◆ Supplied entries
******

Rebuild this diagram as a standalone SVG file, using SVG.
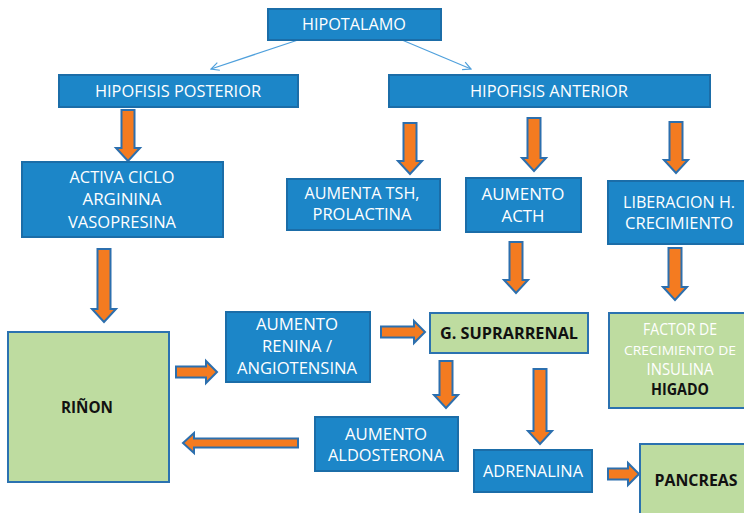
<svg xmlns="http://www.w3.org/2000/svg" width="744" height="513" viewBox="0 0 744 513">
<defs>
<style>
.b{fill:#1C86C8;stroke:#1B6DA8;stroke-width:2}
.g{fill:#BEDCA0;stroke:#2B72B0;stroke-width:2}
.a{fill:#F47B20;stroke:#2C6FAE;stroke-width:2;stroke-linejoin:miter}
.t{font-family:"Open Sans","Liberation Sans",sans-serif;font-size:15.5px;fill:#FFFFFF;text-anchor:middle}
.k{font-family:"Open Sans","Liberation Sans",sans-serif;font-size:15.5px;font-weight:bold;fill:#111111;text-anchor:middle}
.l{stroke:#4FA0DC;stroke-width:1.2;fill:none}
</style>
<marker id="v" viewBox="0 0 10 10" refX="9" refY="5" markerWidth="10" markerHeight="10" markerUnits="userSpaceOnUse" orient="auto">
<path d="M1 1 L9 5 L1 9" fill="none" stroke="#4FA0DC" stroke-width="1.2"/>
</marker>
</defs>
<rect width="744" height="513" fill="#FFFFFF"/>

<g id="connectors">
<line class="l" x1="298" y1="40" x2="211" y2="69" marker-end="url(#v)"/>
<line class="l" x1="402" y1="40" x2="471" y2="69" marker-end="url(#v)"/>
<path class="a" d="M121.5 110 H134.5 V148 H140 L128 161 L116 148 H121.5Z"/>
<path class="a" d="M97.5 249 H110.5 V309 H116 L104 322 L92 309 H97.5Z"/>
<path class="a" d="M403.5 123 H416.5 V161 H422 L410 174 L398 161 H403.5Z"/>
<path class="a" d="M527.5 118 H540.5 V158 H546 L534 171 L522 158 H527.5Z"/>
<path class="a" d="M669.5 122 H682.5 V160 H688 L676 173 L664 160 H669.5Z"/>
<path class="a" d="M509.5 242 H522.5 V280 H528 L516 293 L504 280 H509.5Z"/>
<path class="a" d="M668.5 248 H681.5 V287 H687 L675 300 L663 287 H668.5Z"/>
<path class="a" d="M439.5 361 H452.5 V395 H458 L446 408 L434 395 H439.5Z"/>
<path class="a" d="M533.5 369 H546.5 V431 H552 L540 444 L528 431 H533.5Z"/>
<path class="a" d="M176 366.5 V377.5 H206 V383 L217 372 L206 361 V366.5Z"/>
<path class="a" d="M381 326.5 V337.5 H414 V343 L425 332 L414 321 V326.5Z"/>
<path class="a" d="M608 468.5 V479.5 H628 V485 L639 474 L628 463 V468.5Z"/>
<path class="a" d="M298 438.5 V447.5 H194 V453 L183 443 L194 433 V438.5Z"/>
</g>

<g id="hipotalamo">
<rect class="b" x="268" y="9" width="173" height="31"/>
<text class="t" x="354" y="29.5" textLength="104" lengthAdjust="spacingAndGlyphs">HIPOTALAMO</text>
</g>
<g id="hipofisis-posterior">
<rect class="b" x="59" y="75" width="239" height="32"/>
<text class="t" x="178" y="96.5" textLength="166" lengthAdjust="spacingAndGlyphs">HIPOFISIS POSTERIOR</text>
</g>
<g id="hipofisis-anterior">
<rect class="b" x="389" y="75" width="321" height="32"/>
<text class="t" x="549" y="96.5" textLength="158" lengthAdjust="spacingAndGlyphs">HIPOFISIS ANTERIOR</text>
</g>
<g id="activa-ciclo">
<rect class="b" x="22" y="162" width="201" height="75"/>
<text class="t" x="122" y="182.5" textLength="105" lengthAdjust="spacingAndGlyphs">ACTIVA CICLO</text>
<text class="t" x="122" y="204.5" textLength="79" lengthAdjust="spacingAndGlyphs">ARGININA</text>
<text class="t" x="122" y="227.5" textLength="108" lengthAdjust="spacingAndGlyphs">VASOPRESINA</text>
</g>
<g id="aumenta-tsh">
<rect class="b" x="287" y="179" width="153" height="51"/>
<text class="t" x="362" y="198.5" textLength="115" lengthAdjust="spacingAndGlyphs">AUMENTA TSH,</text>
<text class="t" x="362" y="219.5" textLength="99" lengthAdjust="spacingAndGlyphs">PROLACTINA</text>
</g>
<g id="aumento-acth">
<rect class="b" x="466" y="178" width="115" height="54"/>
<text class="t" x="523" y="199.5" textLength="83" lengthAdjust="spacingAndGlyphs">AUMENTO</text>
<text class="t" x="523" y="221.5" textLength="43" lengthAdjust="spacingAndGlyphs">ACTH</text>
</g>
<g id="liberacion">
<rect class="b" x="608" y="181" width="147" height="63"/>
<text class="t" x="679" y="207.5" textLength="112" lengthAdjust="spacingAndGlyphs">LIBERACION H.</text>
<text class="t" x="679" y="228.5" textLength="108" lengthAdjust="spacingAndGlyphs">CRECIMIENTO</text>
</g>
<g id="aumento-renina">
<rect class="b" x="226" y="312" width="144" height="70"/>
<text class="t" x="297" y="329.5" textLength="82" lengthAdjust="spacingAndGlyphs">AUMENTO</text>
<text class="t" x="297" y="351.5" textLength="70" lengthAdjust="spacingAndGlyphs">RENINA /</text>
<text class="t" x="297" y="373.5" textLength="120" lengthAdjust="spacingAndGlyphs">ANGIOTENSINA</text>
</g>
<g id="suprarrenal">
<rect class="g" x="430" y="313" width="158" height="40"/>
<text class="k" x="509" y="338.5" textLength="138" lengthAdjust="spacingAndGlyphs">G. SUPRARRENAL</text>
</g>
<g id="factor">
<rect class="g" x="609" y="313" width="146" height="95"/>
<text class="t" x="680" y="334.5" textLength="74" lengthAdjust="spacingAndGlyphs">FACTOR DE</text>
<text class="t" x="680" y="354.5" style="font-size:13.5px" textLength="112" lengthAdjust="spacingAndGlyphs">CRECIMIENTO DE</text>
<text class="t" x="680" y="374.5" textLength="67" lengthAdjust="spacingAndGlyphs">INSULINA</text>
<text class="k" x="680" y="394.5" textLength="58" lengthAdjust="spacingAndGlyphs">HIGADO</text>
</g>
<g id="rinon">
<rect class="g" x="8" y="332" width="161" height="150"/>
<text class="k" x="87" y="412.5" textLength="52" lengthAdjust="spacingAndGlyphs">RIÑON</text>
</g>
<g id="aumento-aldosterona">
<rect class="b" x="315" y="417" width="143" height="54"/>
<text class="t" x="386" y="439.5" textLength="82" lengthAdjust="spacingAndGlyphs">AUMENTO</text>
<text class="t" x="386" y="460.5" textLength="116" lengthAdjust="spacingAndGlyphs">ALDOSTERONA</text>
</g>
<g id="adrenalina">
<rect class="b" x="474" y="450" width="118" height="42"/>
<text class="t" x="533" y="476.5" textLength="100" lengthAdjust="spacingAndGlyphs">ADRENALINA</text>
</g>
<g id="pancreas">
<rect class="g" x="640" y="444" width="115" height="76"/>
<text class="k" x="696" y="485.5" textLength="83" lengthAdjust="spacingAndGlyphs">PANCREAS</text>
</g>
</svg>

******

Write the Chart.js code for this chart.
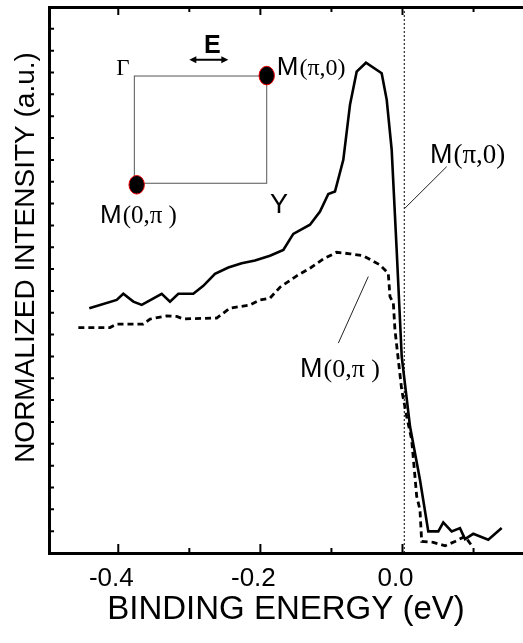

******

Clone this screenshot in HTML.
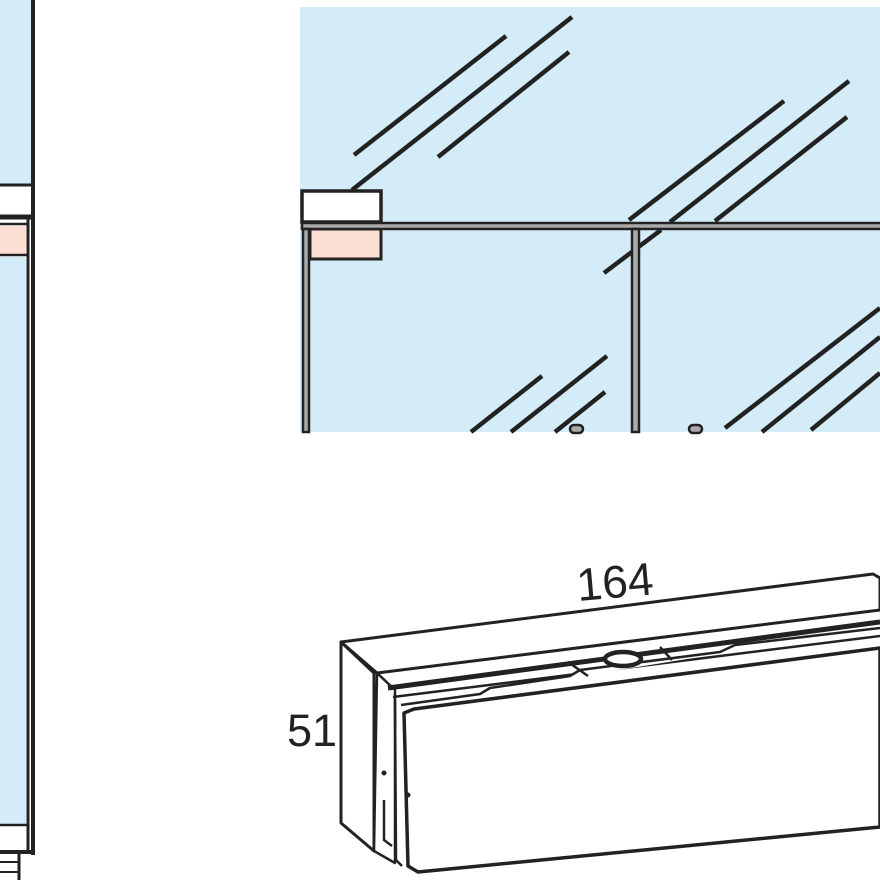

******

◆ Task statement
Check each line of the records above for the string "this", and report every line that has it.

◆ Written solution
Rebuild this diagram as a standalone SVG file, using SVG.
Write the Chart.js code for this chart.
Clone this screenshot in HTML.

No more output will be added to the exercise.